I listened to a band put a blues twists on a couple of classic Beatles songs. I had not heard the lead guitar player in several months. It was a fresh encounter with a musician that always seems to surprise me. As I let the sounds wash over and through me, I was caught off guard by how familiar yet fresh the songs were.
The experience reminded me of several truisms I easily forget.
Life goes on regardless of my agenda and schedule. Two members of the band were new, yet the core was the same. As musicians and as a group, the Blues and the Crazy Elephant were growing and changing. They were in a groove I recognized yet the music has evolved.
Good songs transcend arrangements and delivery. It is as if they carry a truth within them that cannot be hidden. When they are presented, in a wide range of contexts and forms, they continue to touch the lives of those who choose to listen.
There is a combination in music, when passion, playing, and letting the essence of the song mix that is greater than the parts. If any element of the formula is missing the outcome is less that the pieces. If all blend with each other, the experience is mystical.
I need to let the center of my life play out in harmony with the externals. When one aspect trumps another, then we are less for it.

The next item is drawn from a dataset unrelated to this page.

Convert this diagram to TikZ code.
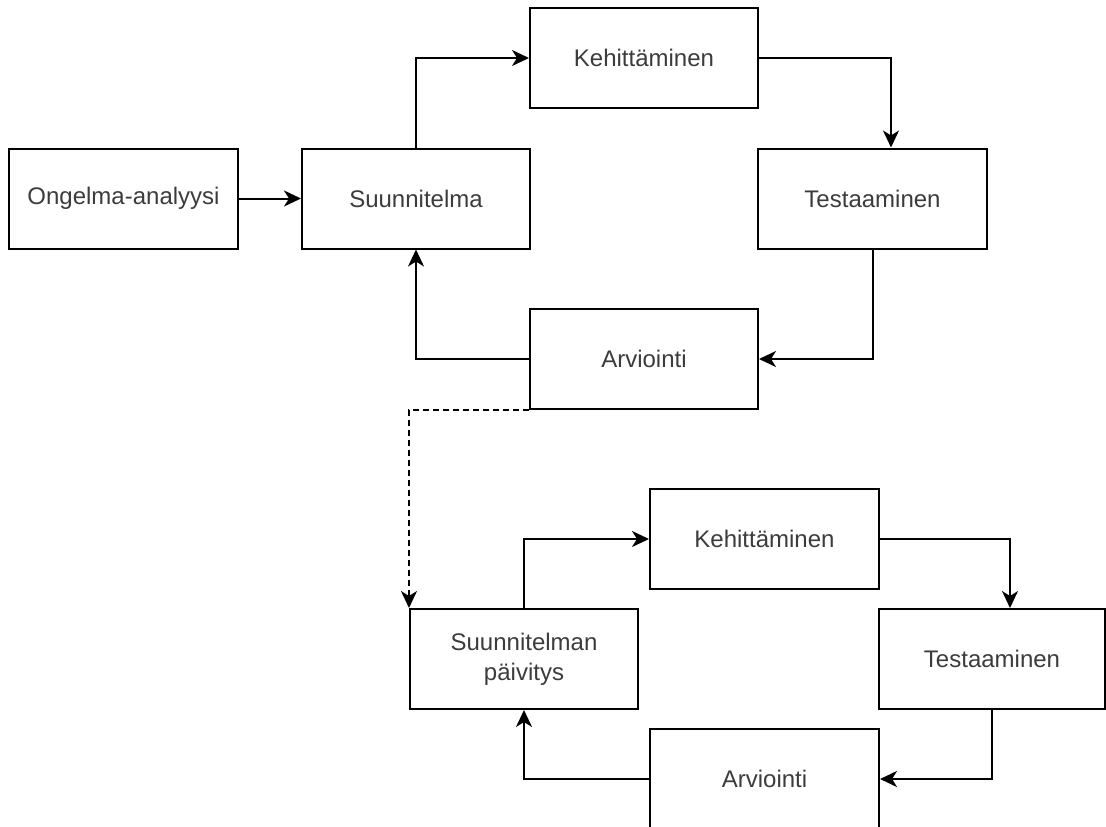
\documentclass[tikz,border=0pt]{standalone}
\usepackage{fontspec}
\setmainfont{Liberation Sans}
\usetikzlibrary{arrows.meta,positioning,calc}

\tikzset{
  vaihe/.style={rectangle, draw, line width=2pt,
    minimum width=228pt, minimum height=100pt,
    text=teksti, align=center,
    font=\fontsize{24}{30}\selectfont},
  nuoli/.style={line width=2pt,
    -{Stealth[length=17pt,width=16pt,inset=5pt]}},
  katko/.style={nuoli, dash pattern=on 6pt off 4pt}
}

\begin{document}
\begin{tikzpicture}[x=1pt, y=-1pt]
\definecolor{teksti}{RGB}{60,60,60}

\clip (0,0) rectangle (1106,827);
\fill[white] (0,0) rectangle (1106,827);

% ======================================================
% KIERROS 1 (ylh\"a\"all\"a)
% ======================================================

\node[vaihe, minimum width=229pt] (ongelma) at (123.5,198.5) {Ongelma-analyysi};
\node[vaihe] (suunn)  at (416,198.5)   {Suunnitelma};
\node[vaihe] (kehit1) at (644,58)      {Kehitt\"aminen};
\node[vaihe, minimum width=229pt] (testa1) at (872.5,198.5) {Testaaminen};
\node[vaihe] (arvi1)  at (644,359)     {Arviointi};

\draw[nuoli] (ongelma.east) -- (suunn.west);
\draw[nuoli] (suunn.north) |- (kehit1.west);
\draw[nuoli] (kehit1.east) -| ([xshift=18.5pt]testa1.north);
\draw[nuoli] (testa1.south) |- (arvi1.east);
\draw[nuoli] (arvi1.west) -| (suunn.south);

% ======================================================
% KIERROS 2 (alhaalla)
% ======================================================

\node[vaihe] (paiv)   at (524,659)   {Suunnitelman\\p\"aivitys};
\node[vaihe, minimum width=229pt] (kehit2) at (764.5,539) {Kehitt\"aminen};
\node[vaihe, minimum width=226pt] (testa2) at (992,659)   {Testaaminen};
\node[vaihe, minimum width=229pt] (arvi2)  at (764.5,779) {Arviointi};

% katkoviiva kierrosten v\"alill\"a
\draw[katko] (arvi1.south west) -| (paiv.north west);

\draw[nuoli] (paiv.north) |- (kehit2.west);
\draw[nuoli] (kehit2.east) -| ([xshift=18pt]testa2.north);
\draw[nuoli] (testa2.south) |- (arvi2.east);
\draw[nuoli] (arvi2.west) -| (paiv.south);

\end{tikzpicture}
\end{document}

A spiritual father documented the way this played out in his life. “God didn’t send me out to collect a following for myself, but to preach the Message of what he has done, collecting a following for him. And he didn’t send me to do it with a lot of fancy rhetoric of my own, lest the powerful action at the center—Christ on the Cross—be trivialized into mere words.” (1 Corinthians 1.17)
With a new day, I can let of my agenda and focus on my role – exercising freedom in the moment at hand, staying engaged in the business of living.